TASK TO CARRY OUT
Using the records below, quote only the span that opens with the line containing "Clone this diagram in TikZ." and closes with the line containing "(0,0) rectangle (1096,609);", exactly and inclusively.

DATA SUPPLIED

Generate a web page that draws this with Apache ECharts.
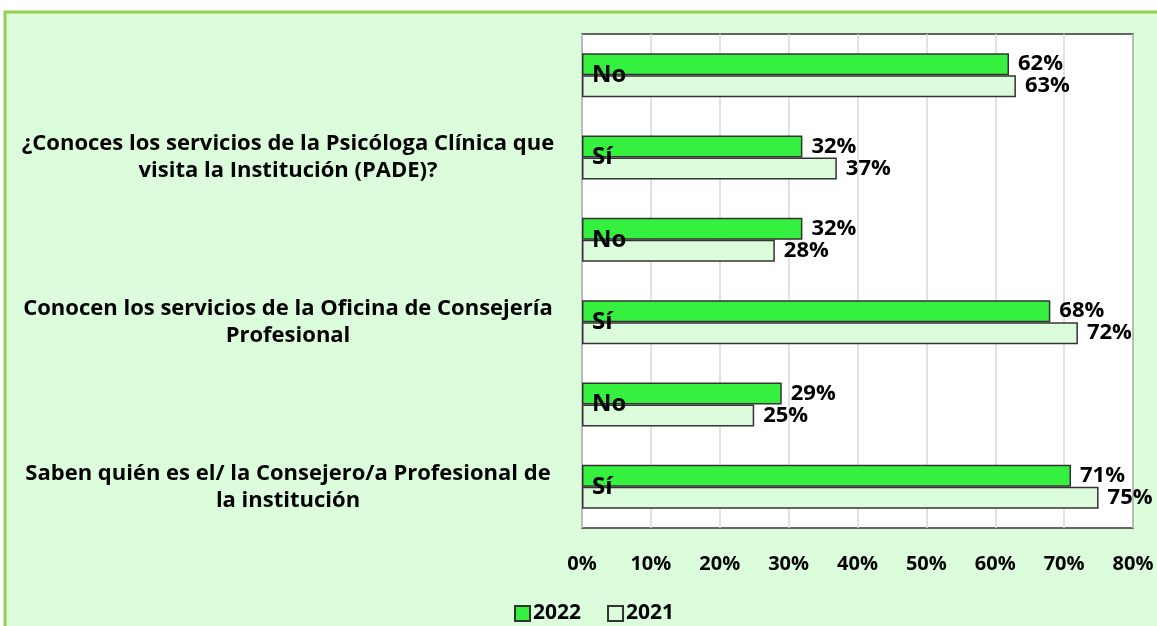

--

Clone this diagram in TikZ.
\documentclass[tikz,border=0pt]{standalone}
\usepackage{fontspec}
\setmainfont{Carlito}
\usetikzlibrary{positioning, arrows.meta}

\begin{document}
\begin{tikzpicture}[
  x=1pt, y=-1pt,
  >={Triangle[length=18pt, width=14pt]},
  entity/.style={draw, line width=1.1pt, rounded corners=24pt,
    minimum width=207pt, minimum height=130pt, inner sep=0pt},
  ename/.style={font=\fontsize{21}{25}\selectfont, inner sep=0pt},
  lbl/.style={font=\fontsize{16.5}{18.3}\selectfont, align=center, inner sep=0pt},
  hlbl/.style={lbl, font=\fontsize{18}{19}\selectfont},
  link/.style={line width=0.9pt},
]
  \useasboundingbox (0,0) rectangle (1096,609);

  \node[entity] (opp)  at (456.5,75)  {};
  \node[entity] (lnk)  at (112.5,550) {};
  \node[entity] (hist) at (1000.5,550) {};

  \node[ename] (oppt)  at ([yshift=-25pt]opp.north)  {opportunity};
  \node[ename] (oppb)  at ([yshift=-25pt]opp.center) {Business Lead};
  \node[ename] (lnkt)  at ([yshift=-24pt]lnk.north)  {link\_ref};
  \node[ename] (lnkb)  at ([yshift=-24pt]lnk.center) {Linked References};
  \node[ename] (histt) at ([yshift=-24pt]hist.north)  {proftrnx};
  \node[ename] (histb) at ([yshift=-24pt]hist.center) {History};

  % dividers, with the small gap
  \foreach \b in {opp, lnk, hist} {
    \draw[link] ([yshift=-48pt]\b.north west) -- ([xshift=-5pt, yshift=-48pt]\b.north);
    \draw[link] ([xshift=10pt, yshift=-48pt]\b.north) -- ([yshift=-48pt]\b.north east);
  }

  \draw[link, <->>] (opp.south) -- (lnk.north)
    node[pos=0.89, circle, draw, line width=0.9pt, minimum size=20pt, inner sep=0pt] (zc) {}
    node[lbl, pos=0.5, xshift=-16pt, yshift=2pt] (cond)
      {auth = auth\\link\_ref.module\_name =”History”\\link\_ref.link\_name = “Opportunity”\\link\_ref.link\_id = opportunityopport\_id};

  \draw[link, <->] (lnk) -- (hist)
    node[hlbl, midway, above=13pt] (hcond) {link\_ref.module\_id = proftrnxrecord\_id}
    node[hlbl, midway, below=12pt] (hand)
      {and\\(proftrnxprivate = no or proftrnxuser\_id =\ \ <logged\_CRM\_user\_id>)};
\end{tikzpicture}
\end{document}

FULL ANSWER
Clone this diagram in TikZ.
\documentclass[tikz,border=0pt]{standalone}
\usepackage{fontspec}
\setmainfont{Carlito}
\usetikzlibrary{positioning, arrows.meta}

\begin{document}
\begin{tikzpicture}[
  x=1pt, y=-1pt,
  >={Triangle[length=18pt, width=14pt]},
  entity/.style={draw, line width=1.1pt, rounded corners=24pt,
    minimum width=207pt, minimum height=130pt, inner sep=0pt},
  ename/.style={font=\fontsize{21}{25}\selectfont, inner sep=0pt},
  lbl/.style={font=\fontsize{16.5}{18.3}\selectfont, align=center, inner sep=0pt},
  hlbl/.style={lbl, font=\fontsize{18}{19}\selectfont},
  link/.style={line width=0.9pt},
]
  \useasboundingbox (0,0) rectangle (1096,609);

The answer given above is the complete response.